Something caught his attention
I have to accept the possibility of this explanation, but I've been reading his body language for a decade, and at that crossroads he was thinking and choosing, not suddenly surprised into changing his mind. I don't always know what interests him, but I often do, and nothing happened there to give him second thoughts. And this explanation ignores the third loop, which took us uphill, almost as hard on him as me. Something else caught his attention? He is not a butterfly; when he wants to go somewhere, we go if I am willing. I think he decided each time based on how tired he was and how interesting the environment was. Occam would buy that.
He changed his mind
Crom considers his next move.

Posing in Stanley Park, Vancouver, B.C.
Crom considers his next move.

This is also a reasonable alternative, but the third loop makes what he did a bit more subtle than the rather frivolous, "I dunno... whadayou wanna do?" Certainly he may have changed his mind in the sense that he reserved the right to bail out when he got tired, but he also engineered the walk so that he could bail without having a big return trip. I wouldn't go so far as to claim that he decided what to do the first time we stood at the crossroads. I think the amazing decision was made when he connected "we can go back" with "there are more trails." He was not tired when we turned back.

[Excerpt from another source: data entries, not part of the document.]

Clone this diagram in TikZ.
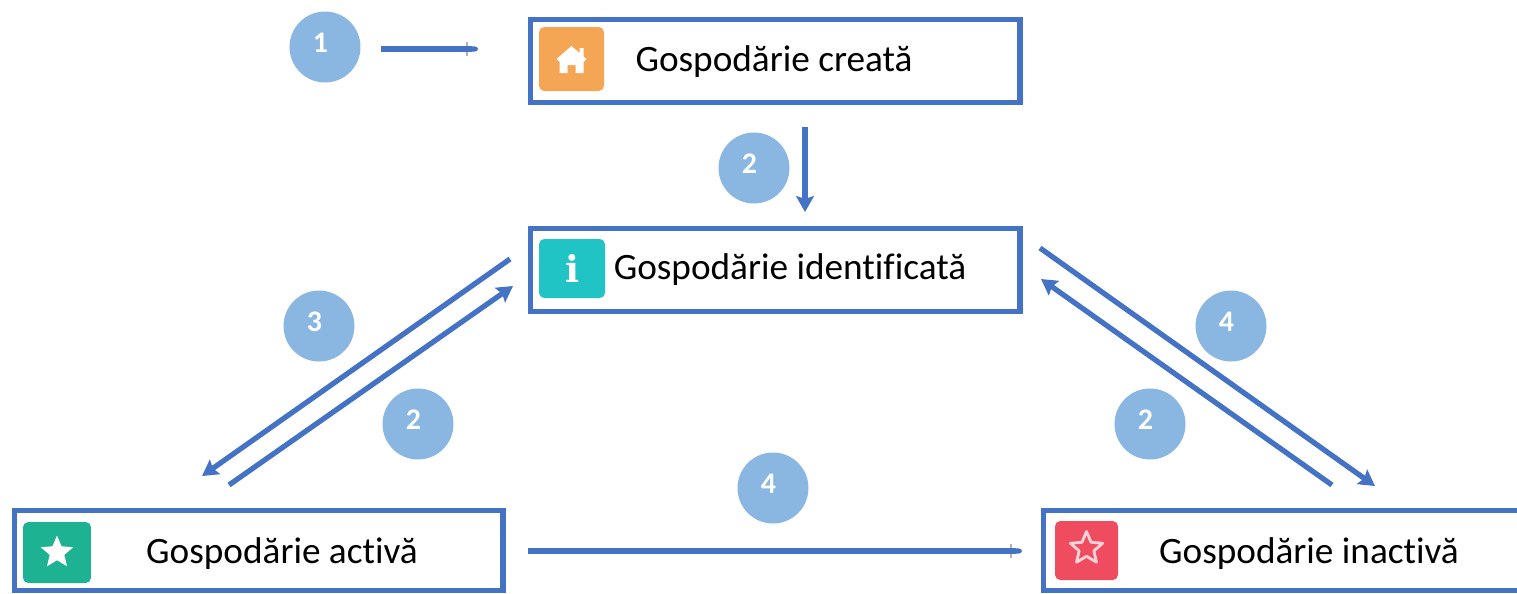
\documentclass[tikz,border=0pt]{standalone}
\usepackage{fontspec}
\setmainfont[Ligatures=CommonOff]{Carlito}
\newfontfamily\iconfont{DejaVu Serif}
\usetikzlibrary{arrows.meta, shapes.geometric}
\definecolor{boxblue}{RGB}{68,114,196}
\definecolor{stepblue}{RGB}{138,182,226}
\newcommand{\stepnum}[1]{\raisebox{5.1pt}{#1}\kern5.1pt}
\tikzset{
    statebox/.style={draw=boxblue, line width=2.9pt, fill=white, inner sep=0pt, anchor=north west},
    iconbox/.style={rounded corners=3pt, inner sep=0pt, text=white},
    statetext/.style={font=\fontsize{21.2pt}{24pt}\selectfont, inner sep=0pt, text=black},
    stepdot/.style={circle, fill=stepblue, minimum size=1.42cm, inner sep=0pt, text=white, font=\fontsize{17pt}{18pt}\selectfont\bfseries},
    flow/.style={draw=boxblue, line width=3pt, -{Stealth[length=9pt,width=10pt,inset=1.5pt]}},
    flowstub/.style={draw=boxblue, line width=3pt, -{Round Cap[length=2pt]}},
    tickmark/.style={pos=1, xshift=-0.22cm, behind path, fill=gray!60, minimum width=1.2pt, minimum height=8pt, inner sep=0pt},
    starmark/.style={star, star points=5, star point ratio=2.2, minimum size=0.68cm, inner sep=0pt, line join=round}
}
\begin{document}
\begin{tikzpicture}[x=0.02cm, y=-0.02cm]
    \useasboundingbox (0,0) rectangle (1517,593);
    % boxes
    \node [statebox, minimum width=9.80cm, minimum height=1.66cm] (created) at (527.5,17) {};
    \node [statebox, minimum width=9.80cm, minimum height=1.66cm] (identified) at (527.5,226) {};
    \node [statebox, minimum width=9.78cm, minimum height=1.60cm] (active) at (11.5,508) {};
    \node [statebox, minimum width=9.60cm, minimum height=1.60cm] (inactive) at (1040.5,508) {};
    % icons
    \node [iconbox, minimum width=1.30cm, minimum height=1.28cm, fill={rgb,255:red,245;green,166;blue,84}] (homeicon) at (571.5,59) {};
    \fill [white] ([shift={(0,-13)}]homeicon.center) -- ++(8,7) -- ++(0,-5) -- ++(4,0) -- ++(0,8.5) -- ++(3,2.5) -- ++(-3,3) -- ++(0,11) -- ++(-8,0) -- ++(0,-8) -- ++(-8,0) -- ++(0,8) -- ++(-8,0) -- ++(0,-11) -- ++(-3,-3) -- cycle;
    \node [iconbox, minimum width=1.32cm, minimum height=1.18cm, fill={rgb,255:red,32;green,196;blue,196}, font=\iconfont\fontsize{21pt}{21pt}\selectfont\bfseries] (infoicon) at (572,268.5) {i};
    \node [iconbox, minimum width=1.36cm, minimum height=1.22cm, fill={rgb,255:red,28;green,178;blue,146}] (activeicon) at (57,552.5) {};
    \node [starmark, fill=white] (activestar) at (activeicon.center) {};
    \node [iconbox, minimum width=1.26cm, minimum height=1.18cm, fill={rgb,255:red,240;green,76;blue,96}] (inactiveicon) at (1086.5,550.5) {};
    \node [starmark, draw=white, line width=1.6pt, opacity=0.75] (inactivestar) at ([yshift=0.04cm]inactiveicon.center) {};
    % labels
    \node [statetext] (createdtext) at (774,62) {Gospodărie creată};
    \node [statetext] (identifiedtext) at (790,270) {Gospodărie identificată};
    \node [statetext] (activetext) at (282,554) {Gospodărie activă};
    \node [statetext] (inactivetext) at (1309,554) {Gospodărie inactivă};
    % steps
    \node [stepdot] (one) at (325,47) {\stepnum{1}};
    \node [stepdot] (twotop) at (754,168) {\stepnum{2}};
    \node [stepdot] (three) at (319,326) {\stepnum{3}};
    \node [stepdot] (twoleft) at (418,424) {\stepnum{2}};
    \node [stepdot] (fourright) at (1231,326) {\stepnum{4}};
    \node [stepdot] (tworight) at (1150,424) {\stepnum{2}};
    \node [stepdot] (fourbottom) at (773,488) {\stepnum{4}};
    % arrow ends
    \coordinate (startA) at (381,49);
    \coordinate (endA) at (478,49);
    \coordinate (startB) at (805,127);
    \coordinate (endB) at (805,212);
    \coordinate (startC) at (510,259);
    \coordinate (endC) at (202,476);
    \coordinate (startD) at (229,485);
    \coordinate (endD) at (513,286);
    \coordinate (startE) at (1040,248);
    \coordinate (endE) at (1375,486);
    \coordinate (startF) at (1332,485);
    \coordinate (endF) at (1041,279);
    \coordinate (startG) at (528,551);
    \coordinate (endG) at (1022,551);
    % arrows
    \draw [flowstub] (startA) -- (endA) node [tickmark] (tickA) {};
    \draw [flow] (startB) -- (endB);
    \draw [flow] (startC) -- (endC);
    \draw [flow] (startD) -- (endD);
    \draw [flow] (startE) -- (endE);
    \draw [flow] (startF) -- (endF);
    \draw [flowstub] (startG) -- (endG) node [tickmark] (tickG) {};
\end{tikzpicture}
\end{document}
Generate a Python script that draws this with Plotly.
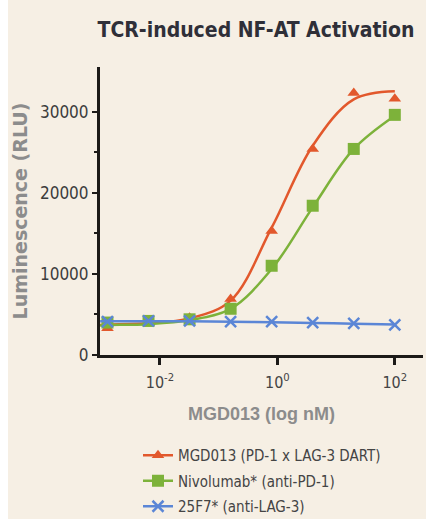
import plotly.graph_objects as go

# ---- data ----
conc_nM = [0.00128, 0.0064, 0.032, 0.16, 0.8, 4, 20, 100]
mgd013 = [3300, 4000, 4600, 6900, 15300, 25400, 32300, 31600]
nivolumab = [4000, 4200, 4400, 5700, 11000, 18400, 25400, 29600]
anti_lag3 = [4100, 4200, 4200, 4100, 4100, 4000, 3900, 3700]

# fitted curves
fit_conc = [0.00096, 0.00128, 0.0064, 0.032, 0.16, 0.8, 4, 20, 100]
mgd013_fit = [3700, 3750, 3900, 4500, 6700, 15700, 25800, 31500, 32500]
nivolumab_fit = [3650, 3700, 3800, 4300, 5700, 10600, 18200, 25400, 29500]
anti_lag3_fit = [4150, 4150, 4150, 4150, 4100, 4050, 3950, 3850, 3750]

x_tick_vals = [0.01, 1, 100]
x_tick_text = ["10<sup>-2</sup>", "10<sup>0</sup>", "10<sup>2</sup>"]
y_tick_vals = [0, 10000, 20000, 30000]
y_tick_text = ["0", "10000", "20000", "30000"]

names = ["MGD013 (PD-1 x LAG-3 DART)", "Nivolumab* (anti-PD-1)", "25F7* (anti-LAG-3)"]
colors = ["#e2582c", "#7db23a", "#5b86d6"]
symbols = ["triangle-up", "square", "x-thin-open"]
sizes = [11, 12, 11]

NARROW = "DejaVu Sans Condensed, Roboto, sans-serif"
BG = "#f6efe4"
L, R, T, B = 100, 3, 67, 164
W, H = 426, 519
PW, PH = W - L - R, H - T - B

fig = go.Figure()
series = [mgd013, nivolumab, anti_lag3]
fits = [mgd013_fit, nivolumab_fit, anti_lag3_fit]
for i in range(3):
    marker = dict(symbol=symbols[i], size=sizes[i], color=colors[i],
                  line=dict(color=colors[i], width=2.5 if i == 2 else 0))
    fig.add_trace(go.Scatter(x=fit_conc, y=fits[i], mode="lines",
                             line=dict(color=colors[i], width=2.5, shape="spline"),
                             showlegend=False, hoverinfo="skip", legendgroup=f"g{i}"))
    fig.add_trace(go.Scatter(x=conc_nM, y=series[i], mode="markers", marker=marker,
                             showlegend=False, legendgroup=f"g{i}", name=names[i]))
    fig.add_trace(go.Scatter(x=[None], y=[None], mode="lines+markers", marker=marker,
                             line=dict(color=colors[i], width=2.5),
                             name=names[i], legendgroup=f"g{i}", showlegend=True))

# background panel (white strip at top/left as in the reference)
fig.add_shape(type="rect", xref="paper", yref="paper",
              x0=(8 - L) / PW, x1=(W + 5 - L) / PW,
              y0=-(H + 5 - T - PH) / PH, y1=(H - T - 5) / PH,
              fillcolor=BG, line_width=0, layer="below")

axis_color = "#1c1a18"
fig.update_layout(
    width=W, height=H,
    margin=dict(l=L, r=R, t=T, b=B, autoexpand=False),
    paper_bgcolor="white",
    plot_bgcolor="rgba(0,0,0,0)",
    title=dict(text="<b>TCR-induced NF-AT Activation</b>",
               font=dict(family=NARROW, size=21, color="#2f2f38"),
               x=256 / W, xanchor="center", y=1 - 30 / H, yanchor="middle"),
    xaxis=dict(type="log", range=[-3.02, 2.48],
               tickvals=x_tick_vals, ticktext=x_tick_text,
               showgrid=False, zeroline=False,
               showline=True, linecolor=axis_color, linewidth=3,
               ticks="outside", ticklen=7, tickwidth=2.5, tickcolor=axis_color,
               ticklabelstandoff=4,
               tickfont=dict(family=NARROW, size=16, color="#444444"),
               title=dict(text="<b>MGD013 (log nM)</b>", standoff=17,
                          font=dict(family="Liberation Sans", size=18, color="#8c8c8c"))),
    yaxis=dict(range=[0, 35500], tickvals=y_tick_vals, ticktext=y_tick_text,
               showgrid=False, zeroline=False,
               showline=True, linecolor=axis_color, linewidth=3,
               ticks="outside", ticklen=5, tickwidth=2, tickcolor=axis_color,
               minor=dict(tickvals=[5000, 15000, 25000], ticks="outside", ticklen=3,
                          tickwidth=2, tickcolor=axis_color),
               tickfont=dict(family=NARROW, size=17, color="#3c3c3c"),
               title=dict(text="<b>Luminescence (RLU)</b>", standoff=8,
                          font=dict(family="DejaVu Sans", size=19, color="#8c8c8c"))),
    legend=dict(x=(138 - L) / PW, xanchor="left", y=-(439 - (T + PH)) / PH, yanchor="top",
                bgcolor="rgba(0,0,0,0)", tracegroupgap=3,
                font=dict(family=NARROW, size=15, color="#444444")),
)

fig.write_html("out.html")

I was startled, in fact, because I can usually tell when he's getting tired. His head droops. He varies his pace, like a car stalling on fumes. There was none of that.

Intelligence is a combination of information, knowledge, and reasoning. That day in the park, he had no information. It was all new. He had his knowledge, including the routine of cloverleaf looping we had devised to control the physical strain of the walk. And I think he reasoned it out and came to a brilliant conclusion. Dogs think. That's what he was doing.